Problem requirements
In this exercise, the entries below include pictures. Repeat exactly the lines from the line with "Clone this diagram in TikZ." to the line with "(s2) at (272,512);", including both, but without the pictures.

Input records
^^^^
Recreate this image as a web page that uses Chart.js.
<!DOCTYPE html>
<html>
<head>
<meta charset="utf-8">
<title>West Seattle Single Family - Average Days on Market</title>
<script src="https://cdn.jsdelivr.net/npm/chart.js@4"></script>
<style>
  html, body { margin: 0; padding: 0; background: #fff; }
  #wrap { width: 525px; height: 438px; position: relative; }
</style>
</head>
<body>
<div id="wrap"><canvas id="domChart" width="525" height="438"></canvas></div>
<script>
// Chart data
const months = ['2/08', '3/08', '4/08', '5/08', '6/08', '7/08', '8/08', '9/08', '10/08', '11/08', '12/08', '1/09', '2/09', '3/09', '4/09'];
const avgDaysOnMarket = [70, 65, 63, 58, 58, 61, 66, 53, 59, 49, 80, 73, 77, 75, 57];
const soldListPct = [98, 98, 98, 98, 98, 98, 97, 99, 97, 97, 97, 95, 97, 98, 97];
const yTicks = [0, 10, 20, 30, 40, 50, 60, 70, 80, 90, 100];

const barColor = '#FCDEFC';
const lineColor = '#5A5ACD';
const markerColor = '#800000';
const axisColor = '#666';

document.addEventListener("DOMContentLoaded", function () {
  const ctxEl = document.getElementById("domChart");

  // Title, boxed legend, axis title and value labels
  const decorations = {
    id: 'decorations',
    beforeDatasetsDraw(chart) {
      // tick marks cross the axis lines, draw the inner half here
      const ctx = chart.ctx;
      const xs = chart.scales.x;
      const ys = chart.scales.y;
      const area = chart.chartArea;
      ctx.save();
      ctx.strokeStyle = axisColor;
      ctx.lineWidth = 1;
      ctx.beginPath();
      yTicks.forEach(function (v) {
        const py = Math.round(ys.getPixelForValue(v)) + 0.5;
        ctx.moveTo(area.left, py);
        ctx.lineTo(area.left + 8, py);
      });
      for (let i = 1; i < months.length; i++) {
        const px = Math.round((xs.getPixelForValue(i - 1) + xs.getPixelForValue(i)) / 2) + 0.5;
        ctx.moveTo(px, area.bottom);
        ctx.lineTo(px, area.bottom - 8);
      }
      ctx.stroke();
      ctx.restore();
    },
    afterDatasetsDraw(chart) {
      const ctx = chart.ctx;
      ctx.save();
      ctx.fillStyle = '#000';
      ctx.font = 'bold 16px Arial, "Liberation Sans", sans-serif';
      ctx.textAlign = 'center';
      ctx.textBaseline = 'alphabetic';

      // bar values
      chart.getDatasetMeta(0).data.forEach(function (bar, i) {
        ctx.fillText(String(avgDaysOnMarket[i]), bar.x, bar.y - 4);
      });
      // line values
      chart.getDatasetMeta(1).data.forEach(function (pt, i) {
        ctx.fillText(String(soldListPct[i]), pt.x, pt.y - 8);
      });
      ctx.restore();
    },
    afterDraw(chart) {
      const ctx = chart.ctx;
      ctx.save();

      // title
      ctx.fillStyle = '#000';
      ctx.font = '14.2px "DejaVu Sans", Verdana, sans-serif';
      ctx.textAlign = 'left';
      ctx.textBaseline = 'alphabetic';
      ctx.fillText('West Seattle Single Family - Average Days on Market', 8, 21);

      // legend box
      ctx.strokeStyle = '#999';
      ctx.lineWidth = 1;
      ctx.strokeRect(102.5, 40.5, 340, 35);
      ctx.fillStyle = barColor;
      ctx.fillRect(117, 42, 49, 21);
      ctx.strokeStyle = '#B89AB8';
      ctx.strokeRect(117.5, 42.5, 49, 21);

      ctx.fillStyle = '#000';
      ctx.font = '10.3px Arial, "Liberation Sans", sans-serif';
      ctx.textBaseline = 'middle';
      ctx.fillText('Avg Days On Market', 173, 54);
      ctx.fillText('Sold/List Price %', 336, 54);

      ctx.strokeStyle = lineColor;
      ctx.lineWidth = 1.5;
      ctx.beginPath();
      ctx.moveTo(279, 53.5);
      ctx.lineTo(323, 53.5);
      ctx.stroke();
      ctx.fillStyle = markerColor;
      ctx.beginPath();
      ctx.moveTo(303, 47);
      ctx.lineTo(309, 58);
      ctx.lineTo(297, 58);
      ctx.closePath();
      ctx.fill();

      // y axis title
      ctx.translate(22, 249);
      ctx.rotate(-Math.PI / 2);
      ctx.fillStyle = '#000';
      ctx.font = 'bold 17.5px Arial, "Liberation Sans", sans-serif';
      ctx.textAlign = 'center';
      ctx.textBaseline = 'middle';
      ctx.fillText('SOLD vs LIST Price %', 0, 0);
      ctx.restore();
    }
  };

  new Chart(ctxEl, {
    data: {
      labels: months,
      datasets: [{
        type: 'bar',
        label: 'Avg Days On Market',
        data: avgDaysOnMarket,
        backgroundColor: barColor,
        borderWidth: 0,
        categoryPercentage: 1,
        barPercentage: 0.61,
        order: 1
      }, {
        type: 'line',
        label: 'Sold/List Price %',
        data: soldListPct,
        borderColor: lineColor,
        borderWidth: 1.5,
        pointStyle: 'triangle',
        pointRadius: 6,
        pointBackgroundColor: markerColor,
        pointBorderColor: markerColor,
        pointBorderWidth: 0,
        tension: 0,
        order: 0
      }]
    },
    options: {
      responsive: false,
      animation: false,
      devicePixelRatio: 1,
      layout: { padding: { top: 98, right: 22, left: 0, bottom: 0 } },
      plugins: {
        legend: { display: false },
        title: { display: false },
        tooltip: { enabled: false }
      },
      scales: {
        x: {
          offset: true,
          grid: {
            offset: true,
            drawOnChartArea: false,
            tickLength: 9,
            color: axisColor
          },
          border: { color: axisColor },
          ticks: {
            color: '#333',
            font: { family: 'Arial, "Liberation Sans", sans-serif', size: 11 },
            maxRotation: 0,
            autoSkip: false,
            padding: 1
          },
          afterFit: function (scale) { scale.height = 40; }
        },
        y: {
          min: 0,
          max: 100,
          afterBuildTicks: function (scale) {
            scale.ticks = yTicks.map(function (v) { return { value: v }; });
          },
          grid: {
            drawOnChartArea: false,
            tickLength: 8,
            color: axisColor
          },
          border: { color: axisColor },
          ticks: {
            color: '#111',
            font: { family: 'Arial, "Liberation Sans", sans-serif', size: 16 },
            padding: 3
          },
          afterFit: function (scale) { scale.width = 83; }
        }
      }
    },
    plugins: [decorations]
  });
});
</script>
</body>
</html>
^^^^
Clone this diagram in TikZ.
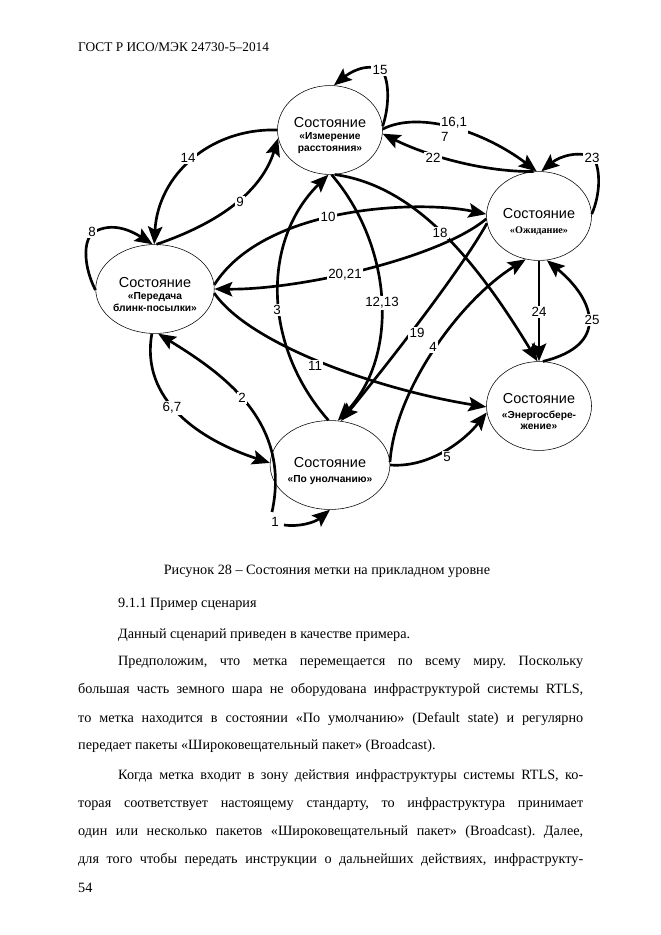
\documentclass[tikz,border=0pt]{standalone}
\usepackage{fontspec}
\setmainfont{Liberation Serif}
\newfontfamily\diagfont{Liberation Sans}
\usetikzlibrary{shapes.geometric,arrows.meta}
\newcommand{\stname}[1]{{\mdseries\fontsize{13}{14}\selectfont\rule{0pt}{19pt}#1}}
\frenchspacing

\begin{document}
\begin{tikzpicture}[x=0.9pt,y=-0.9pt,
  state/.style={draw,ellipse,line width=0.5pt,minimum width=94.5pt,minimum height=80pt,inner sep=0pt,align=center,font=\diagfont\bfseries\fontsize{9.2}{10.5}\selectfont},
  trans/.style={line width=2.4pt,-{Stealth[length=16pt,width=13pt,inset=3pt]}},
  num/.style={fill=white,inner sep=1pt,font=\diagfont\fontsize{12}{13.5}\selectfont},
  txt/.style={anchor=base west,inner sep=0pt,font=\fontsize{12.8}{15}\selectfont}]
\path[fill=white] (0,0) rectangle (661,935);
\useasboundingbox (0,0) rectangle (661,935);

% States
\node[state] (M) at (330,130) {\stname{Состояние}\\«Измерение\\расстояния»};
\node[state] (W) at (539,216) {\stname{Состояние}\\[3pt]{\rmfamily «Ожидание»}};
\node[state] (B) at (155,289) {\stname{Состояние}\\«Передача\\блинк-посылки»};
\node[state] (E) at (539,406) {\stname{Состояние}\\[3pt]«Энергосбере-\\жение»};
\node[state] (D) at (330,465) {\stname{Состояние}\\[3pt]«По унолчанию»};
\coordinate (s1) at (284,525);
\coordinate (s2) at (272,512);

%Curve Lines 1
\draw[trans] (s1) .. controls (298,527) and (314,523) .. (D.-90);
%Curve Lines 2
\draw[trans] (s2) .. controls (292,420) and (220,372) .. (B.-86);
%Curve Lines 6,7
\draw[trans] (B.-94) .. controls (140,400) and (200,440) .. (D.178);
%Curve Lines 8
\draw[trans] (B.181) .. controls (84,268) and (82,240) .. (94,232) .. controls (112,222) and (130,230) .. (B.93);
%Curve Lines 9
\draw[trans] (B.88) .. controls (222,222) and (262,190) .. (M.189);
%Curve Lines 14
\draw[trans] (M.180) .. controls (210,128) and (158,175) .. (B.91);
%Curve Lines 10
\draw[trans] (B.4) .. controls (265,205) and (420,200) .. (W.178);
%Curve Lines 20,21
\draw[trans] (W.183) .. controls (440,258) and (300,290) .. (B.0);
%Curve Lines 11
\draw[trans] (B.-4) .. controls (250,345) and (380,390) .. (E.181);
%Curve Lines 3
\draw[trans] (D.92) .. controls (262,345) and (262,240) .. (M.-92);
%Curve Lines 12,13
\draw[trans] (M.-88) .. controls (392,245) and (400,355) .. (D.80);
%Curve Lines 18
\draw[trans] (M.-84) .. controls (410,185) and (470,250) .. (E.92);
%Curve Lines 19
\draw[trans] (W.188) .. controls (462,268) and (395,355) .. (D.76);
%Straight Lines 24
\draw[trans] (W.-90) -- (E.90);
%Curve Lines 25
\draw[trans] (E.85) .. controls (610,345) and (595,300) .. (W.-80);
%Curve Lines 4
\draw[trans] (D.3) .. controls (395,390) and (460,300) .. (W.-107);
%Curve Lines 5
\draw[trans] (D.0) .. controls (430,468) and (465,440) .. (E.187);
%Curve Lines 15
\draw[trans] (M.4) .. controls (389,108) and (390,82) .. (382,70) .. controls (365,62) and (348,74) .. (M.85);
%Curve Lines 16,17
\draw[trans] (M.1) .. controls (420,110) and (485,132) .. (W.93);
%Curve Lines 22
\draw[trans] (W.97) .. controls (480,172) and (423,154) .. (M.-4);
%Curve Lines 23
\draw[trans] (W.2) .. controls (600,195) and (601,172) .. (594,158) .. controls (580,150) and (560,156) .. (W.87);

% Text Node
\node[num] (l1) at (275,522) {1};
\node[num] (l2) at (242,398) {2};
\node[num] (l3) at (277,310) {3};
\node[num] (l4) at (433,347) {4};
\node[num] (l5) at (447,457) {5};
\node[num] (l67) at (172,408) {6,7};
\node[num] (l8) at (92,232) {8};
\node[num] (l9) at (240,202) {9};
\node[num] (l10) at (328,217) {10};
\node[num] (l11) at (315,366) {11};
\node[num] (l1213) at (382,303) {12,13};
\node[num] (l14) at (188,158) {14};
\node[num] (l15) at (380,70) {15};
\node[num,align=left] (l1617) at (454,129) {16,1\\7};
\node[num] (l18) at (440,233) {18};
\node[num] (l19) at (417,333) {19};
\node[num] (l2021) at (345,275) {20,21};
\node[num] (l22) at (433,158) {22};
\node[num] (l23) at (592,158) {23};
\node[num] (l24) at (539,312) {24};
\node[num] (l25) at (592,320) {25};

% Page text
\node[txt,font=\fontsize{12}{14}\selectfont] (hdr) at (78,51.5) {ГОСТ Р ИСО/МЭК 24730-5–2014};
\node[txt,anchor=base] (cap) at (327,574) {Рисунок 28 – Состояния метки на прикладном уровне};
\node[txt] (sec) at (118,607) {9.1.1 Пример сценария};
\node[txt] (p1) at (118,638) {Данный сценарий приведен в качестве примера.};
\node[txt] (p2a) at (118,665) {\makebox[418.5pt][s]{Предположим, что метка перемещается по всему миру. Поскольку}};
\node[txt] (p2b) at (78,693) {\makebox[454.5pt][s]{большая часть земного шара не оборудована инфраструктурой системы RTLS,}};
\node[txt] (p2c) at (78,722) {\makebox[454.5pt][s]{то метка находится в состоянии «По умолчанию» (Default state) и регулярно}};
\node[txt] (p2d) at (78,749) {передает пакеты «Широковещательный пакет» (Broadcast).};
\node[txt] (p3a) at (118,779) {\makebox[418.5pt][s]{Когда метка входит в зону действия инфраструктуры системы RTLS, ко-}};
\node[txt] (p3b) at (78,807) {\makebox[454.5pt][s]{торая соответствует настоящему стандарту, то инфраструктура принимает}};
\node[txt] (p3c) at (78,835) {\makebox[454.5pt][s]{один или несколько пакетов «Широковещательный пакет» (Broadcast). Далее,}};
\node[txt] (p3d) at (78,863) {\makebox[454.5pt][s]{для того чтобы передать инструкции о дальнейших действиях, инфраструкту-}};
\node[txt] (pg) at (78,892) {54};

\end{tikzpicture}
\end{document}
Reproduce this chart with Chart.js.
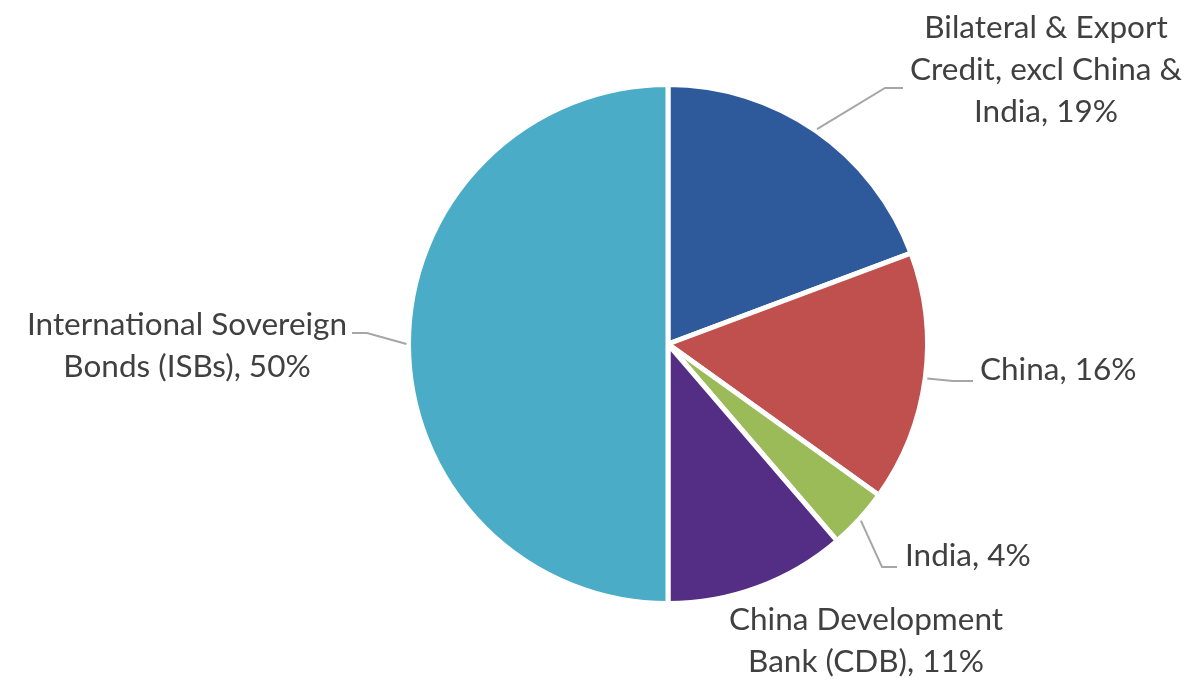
^^^^
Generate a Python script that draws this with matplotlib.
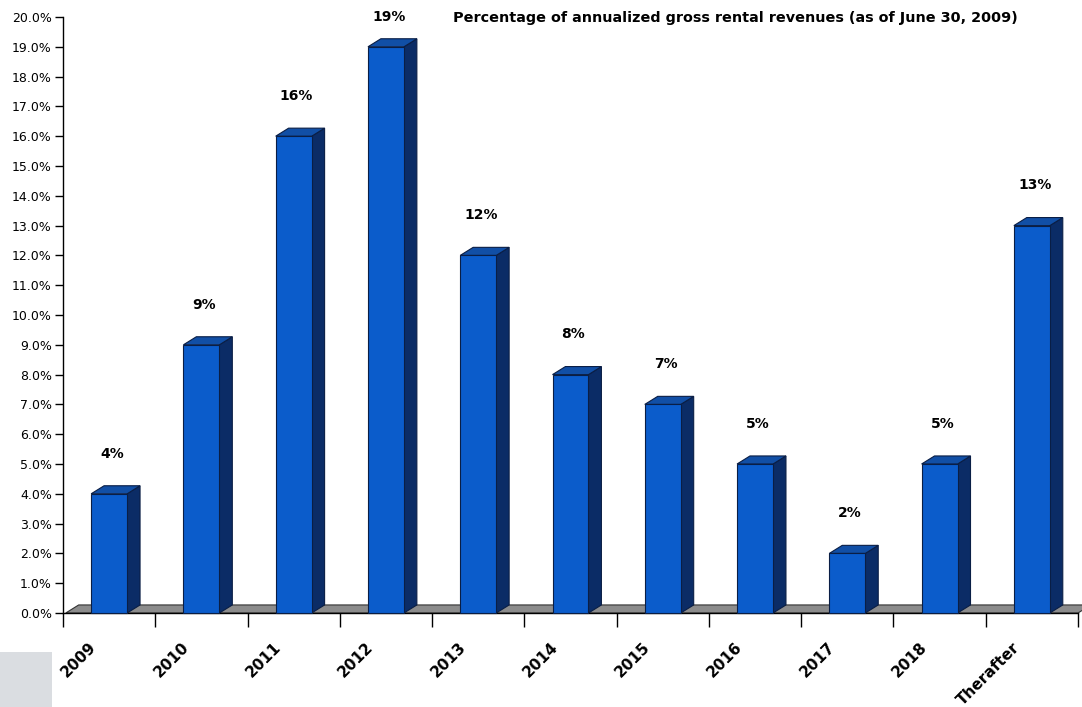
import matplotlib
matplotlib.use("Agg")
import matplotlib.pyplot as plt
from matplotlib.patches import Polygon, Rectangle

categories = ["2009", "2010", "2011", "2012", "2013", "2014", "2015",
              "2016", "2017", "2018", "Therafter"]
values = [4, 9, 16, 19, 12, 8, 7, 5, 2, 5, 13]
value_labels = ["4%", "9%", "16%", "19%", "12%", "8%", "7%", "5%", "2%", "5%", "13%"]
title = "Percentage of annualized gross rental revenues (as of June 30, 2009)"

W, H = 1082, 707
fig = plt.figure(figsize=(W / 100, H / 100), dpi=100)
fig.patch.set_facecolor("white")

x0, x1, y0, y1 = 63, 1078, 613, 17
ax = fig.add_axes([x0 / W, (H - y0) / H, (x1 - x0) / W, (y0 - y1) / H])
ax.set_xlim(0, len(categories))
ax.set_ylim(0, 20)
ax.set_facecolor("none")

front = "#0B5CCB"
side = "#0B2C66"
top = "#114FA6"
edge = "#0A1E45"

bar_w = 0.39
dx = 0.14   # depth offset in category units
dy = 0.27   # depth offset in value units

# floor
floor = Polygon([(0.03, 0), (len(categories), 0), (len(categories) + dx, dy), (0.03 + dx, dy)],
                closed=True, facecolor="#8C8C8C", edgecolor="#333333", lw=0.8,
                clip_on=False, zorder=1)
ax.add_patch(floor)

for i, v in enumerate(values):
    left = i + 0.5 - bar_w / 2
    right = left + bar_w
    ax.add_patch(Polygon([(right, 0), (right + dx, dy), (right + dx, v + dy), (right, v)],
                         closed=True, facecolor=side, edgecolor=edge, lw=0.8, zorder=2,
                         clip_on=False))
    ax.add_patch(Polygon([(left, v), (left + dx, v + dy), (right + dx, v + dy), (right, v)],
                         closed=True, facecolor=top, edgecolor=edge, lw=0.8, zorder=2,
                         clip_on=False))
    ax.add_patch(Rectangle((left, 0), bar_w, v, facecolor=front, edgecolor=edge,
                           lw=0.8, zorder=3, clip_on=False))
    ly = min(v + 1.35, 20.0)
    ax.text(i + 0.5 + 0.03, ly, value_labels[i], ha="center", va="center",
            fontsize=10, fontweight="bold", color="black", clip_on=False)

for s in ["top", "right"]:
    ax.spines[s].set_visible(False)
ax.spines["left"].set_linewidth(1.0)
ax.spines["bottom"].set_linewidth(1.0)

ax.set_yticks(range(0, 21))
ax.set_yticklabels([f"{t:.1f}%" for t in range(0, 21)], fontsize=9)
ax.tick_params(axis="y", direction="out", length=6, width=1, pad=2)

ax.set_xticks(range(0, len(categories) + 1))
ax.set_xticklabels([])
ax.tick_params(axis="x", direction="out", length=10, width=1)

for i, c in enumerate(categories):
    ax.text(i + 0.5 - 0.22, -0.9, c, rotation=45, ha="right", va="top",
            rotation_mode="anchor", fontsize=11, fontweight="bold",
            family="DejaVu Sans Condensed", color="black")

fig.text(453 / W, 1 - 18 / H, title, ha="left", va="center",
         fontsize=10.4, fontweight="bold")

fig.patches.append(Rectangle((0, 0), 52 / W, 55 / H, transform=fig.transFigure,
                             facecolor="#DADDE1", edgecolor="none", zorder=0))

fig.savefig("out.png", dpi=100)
^^^^
Answer to the problem
Clone this diagram in TikZ.
\documentclass[tikz,border=0pt]{standalone}
\usepackage{fontspec}
\setmainfont{Liberation Serif}
\newfontfamily\diagfont{Liberation Sans}
\usetikzlibrary{shapes.geometric,arrows.meta}
\newcommand{\stname}[1]{{\mdseries\fontsize{13}{14}\selectfont\rule{0pt}{19pt}#1}}
\frenchspacing

\begin{document}
\begin{tikzpicture}[x=0.9pt,y=-0.9pt,
  state/.style={draw,ellipse,line width=0.5pt,minimum width=94.5pt,minimum height=80pt,inner sep=0pt,align=center,font=\diagfont\bfseries\fontsize{9.2}{10.5}\selectfont},
  trans/.style={line width=2.4pt,-{Stealth[length=16pt,width=13pt,inset=3pt]}},
  num/.style={fill=white,inner sep=1pt,font=\diagfont\fontsize{12}{13.5}\selectfont},
  txt/.style={anchor=base west,inner sep=0pt,font=\fontsize{12.8}{15}\selectfont}]
\path[fill=white] (0,0) rectangle (661,935);
\useasboundingbox (0,0) rectangle (661,935);

% States
\node[state] (M) at (330,130) {\stname{Состояние}\\«Измерение\\расстояния»};
\node[state] (W) at (539,216) {\stname{Состояние}\\[3pt]{\rmfamily «Ожидание»}};
\node[state] (B) at (155,289) {\stname{Состояние}\\«Передача\\блинк-посылки»};
\node[state] (E) at (539,406) {\stname{Состояние}\\[3pt]«Энергосбере-\\жение»};
\node[state] (D) at (330,465) {\stname{Состояние}\\[3pt]«По унолчанию»};
\coordinate (s1) at (284,525);
\coordinate (s2) at (272,512);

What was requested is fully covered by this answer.